- [Task description] Both the line containing "Write a component" and the line containing "Chart.register(...registerables);" are part of the range to copy, along with every line between them. Copy it exactly and leave out the pictures.

- [Excerpted records]

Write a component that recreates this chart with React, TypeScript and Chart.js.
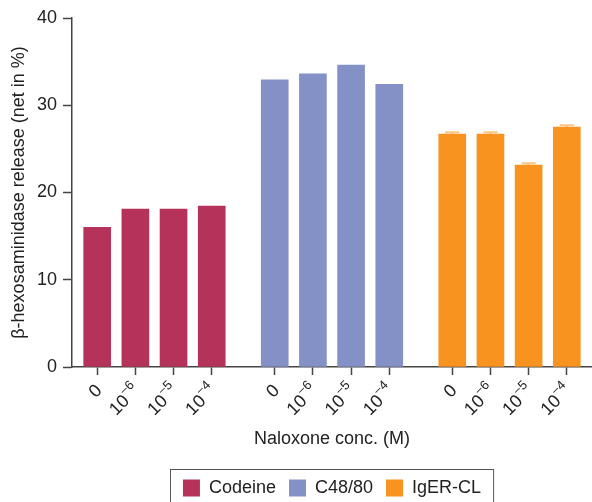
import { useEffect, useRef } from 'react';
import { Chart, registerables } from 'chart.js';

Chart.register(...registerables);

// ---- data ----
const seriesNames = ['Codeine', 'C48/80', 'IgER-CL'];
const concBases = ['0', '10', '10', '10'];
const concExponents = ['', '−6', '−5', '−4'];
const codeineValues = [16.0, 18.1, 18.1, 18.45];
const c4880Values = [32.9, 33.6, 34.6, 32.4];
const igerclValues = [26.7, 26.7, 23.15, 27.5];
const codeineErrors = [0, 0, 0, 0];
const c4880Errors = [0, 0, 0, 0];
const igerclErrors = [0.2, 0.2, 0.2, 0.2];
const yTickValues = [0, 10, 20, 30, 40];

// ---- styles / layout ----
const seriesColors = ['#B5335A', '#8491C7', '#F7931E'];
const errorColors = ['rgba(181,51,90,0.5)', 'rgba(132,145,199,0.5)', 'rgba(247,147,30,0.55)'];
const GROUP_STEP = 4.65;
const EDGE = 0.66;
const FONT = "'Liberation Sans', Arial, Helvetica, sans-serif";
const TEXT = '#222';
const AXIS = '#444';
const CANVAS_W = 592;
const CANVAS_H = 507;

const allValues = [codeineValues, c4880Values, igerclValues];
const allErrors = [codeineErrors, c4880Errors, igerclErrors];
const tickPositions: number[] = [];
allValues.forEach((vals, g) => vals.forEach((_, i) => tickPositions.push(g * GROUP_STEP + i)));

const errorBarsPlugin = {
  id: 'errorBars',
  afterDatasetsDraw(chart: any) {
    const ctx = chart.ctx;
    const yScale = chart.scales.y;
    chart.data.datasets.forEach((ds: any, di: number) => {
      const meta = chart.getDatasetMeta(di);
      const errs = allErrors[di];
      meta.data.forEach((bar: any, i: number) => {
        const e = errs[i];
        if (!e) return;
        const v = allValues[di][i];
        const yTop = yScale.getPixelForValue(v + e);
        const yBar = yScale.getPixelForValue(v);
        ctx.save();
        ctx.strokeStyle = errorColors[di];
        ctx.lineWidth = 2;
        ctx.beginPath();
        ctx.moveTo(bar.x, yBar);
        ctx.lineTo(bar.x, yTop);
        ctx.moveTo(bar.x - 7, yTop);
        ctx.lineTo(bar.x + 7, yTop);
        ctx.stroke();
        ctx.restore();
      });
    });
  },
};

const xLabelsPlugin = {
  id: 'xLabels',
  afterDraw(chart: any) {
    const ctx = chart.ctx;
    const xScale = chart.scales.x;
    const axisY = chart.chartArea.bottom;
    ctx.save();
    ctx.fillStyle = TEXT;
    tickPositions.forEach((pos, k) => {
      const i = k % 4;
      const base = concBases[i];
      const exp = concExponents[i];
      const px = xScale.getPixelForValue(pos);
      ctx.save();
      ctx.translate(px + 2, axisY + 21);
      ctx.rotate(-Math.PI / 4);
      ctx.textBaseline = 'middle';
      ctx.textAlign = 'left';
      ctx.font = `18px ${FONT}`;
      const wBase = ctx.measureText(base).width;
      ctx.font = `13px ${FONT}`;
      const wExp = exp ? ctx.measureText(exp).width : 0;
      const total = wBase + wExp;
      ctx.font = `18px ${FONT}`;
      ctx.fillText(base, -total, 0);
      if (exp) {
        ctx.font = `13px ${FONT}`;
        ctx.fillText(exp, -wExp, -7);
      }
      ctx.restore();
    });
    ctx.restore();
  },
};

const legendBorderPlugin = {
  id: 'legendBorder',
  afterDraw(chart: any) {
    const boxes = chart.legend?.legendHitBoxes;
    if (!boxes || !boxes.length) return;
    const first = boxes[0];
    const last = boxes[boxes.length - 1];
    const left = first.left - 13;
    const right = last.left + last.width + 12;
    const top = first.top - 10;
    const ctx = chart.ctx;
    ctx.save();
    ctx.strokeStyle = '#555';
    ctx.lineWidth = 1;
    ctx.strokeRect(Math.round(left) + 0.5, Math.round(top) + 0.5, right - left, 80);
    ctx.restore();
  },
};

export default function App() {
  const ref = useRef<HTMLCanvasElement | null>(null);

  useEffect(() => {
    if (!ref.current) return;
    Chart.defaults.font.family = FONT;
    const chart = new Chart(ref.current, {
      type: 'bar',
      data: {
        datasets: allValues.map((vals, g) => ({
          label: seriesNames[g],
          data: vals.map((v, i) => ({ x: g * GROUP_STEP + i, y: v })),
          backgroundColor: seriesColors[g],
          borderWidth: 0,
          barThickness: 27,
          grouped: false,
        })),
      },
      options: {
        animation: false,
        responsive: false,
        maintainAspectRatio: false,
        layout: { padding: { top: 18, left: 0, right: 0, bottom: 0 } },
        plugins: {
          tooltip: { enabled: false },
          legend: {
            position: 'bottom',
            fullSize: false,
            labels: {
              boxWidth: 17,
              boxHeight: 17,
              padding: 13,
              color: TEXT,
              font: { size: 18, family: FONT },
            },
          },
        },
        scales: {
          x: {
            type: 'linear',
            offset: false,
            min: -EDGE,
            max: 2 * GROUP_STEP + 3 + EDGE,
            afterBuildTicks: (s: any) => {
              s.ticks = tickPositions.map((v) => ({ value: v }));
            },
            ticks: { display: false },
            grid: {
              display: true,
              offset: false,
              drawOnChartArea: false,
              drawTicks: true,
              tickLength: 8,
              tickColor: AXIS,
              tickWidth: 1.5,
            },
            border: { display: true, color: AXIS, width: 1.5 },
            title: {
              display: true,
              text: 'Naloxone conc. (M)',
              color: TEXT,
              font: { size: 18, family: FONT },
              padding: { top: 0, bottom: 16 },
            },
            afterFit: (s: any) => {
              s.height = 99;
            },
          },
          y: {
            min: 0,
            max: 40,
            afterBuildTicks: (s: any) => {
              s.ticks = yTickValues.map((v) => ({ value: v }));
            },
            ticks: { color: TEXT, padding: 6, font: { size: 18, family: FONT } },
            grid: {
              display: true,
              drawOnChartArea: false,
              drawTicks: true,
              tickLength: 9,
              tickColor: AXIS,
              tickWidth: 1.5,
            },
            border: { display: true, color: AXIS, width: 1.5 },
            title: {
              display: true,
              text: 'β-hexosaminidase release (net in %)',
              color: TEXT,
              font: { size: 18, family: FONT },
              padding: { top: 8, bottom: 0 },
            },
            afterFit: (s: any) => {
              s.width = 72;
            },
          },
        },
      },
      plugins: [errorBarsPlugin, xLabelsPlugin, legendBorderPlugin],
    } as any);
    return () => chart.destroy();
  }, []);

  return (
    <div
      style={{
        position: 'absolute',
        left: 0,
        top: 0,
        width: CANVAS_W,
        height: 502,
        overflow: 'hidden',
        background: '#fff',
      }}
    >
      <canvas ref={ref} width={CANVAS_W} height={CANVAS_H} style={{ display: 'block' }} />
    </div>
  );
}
--
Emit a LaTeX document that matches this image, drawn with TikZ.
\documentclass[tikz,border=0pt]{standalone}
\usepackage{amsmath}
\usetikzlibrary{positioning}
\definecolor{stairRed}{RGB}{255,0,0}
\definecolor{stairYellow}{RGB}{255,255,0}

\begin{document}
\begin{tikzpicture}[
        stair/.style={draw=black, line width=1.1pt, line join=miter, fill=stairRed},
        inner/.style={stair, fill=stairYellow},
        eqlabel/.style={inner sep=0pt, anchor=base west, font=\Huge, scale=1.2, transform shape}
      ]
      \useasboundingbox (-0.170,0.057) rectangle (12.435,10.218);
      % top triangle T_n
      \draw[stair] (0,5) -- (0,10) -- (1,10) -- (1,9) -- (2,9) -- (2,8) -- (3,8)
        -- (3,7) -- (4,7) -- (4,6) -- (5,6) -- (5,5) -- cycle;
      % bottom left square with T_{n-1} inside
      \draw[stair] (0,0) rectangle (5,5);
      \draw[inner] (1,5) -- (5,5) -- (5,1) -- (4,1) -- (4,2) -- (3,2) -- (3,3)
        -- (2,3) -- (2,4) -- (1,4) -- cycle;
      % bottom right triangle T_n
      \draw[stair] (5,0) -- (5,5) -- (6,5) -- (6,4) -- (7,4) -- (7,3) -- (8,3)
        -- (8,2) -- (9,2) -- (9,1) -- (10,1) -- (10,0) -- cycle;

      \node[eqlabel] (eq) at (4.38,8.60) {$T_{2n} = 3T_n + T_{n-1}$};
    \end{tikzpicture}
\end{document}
...
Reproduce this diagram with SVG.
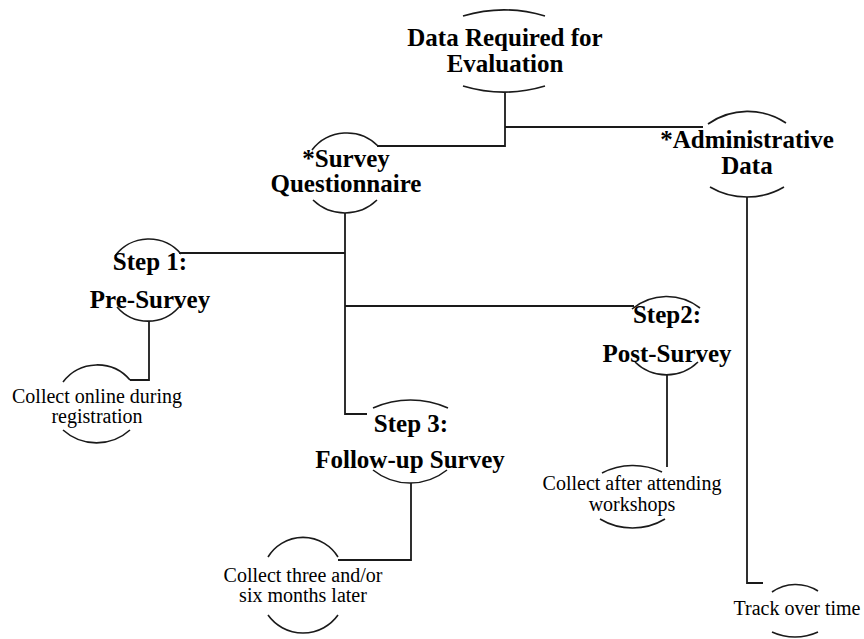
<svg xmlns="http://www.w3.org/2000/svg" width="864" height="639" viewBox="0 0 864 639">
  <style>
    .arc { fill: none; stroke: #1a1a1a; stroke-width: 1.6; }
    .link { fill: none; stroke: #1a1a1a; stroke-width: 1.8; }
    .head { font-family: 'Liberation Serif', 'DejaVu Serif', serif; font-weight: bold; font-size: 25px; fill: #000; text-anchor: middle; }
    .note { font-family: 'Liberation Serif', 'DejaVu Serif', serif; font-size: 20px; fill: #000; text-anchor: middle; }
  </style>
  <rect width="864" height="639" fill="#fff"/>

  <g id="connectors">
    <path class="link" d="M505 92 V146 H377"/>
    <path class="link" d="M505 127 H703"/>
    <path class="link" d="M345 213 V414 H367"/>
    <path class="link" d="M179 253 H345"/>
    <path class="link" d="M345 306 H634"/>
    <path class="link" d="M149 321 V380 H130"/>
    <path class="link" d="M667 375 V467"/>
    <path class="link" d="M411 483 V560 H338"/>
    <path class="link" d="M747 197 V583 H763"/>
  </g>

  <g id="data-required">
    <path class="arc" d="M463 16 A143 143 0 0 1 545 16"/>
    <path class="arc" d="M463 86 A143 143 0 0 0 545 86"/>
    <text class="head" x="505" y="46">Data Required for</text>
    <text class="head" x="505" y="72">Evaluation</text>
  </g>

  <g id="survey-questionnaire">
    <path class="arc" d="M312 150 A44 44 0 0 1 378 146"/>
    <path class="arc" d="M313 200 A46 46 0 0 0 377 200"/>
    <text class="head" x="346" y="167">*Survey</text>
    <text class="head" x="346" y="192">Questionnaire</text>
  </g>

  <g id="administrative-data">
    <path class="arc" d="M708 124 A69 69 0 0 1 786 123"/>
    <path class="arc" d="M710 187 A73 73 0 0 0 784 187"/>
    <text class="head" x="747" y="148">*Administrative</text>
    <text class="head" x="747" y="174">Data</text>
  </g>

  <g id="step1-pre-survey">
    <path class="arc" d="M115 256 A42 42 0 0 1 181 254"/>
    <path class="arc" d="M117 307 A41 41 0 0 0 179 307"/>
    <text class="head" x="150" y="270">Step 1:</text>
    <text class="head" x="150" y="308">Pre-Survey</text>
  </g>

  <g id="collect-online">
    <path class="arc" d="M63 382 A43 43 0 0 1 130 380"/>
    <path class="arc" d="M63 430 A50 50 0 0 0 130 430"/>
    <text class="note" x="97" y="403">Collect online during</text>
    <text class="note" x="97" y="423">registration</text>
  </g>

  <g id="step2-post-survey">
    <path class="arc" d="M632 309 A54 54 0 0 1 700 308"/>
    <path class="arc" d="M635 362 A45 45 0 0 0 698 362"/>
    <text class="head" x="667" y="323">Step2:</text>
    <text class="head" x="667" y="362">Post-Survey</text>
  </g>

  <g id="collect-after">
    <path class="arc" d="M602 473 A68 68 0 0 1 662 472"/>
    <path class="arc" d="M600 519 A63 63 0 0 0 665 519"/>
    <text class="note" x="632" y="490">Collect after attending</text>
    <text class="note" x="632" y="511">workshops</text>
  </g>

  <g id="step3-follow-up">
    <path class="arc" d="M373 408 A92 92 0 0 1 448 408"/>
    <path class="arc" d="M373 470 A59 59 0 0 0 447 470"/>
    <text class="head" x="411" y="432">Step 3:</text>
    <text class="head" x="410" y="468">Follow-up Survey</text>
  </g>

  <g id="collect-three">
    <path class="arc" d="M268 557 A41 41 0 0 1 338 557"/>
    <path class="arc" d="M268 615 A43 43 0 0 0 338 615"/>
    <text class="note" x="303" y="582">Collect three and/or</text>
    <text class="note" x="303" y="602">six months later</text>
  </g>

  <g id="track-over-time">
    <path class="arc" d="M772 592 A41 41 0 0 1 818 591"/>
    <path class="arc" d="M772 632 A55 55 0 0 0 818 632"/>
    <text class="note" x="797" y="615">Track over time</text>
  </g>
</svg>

- [Solution to the problem]
Write a component that recreates this chart with React, TypeScript and Chart.js.
import { useEffect, useRef } from 'react';
import { Chart, registerables } from 'chart.js';

Chart.register(...registerables);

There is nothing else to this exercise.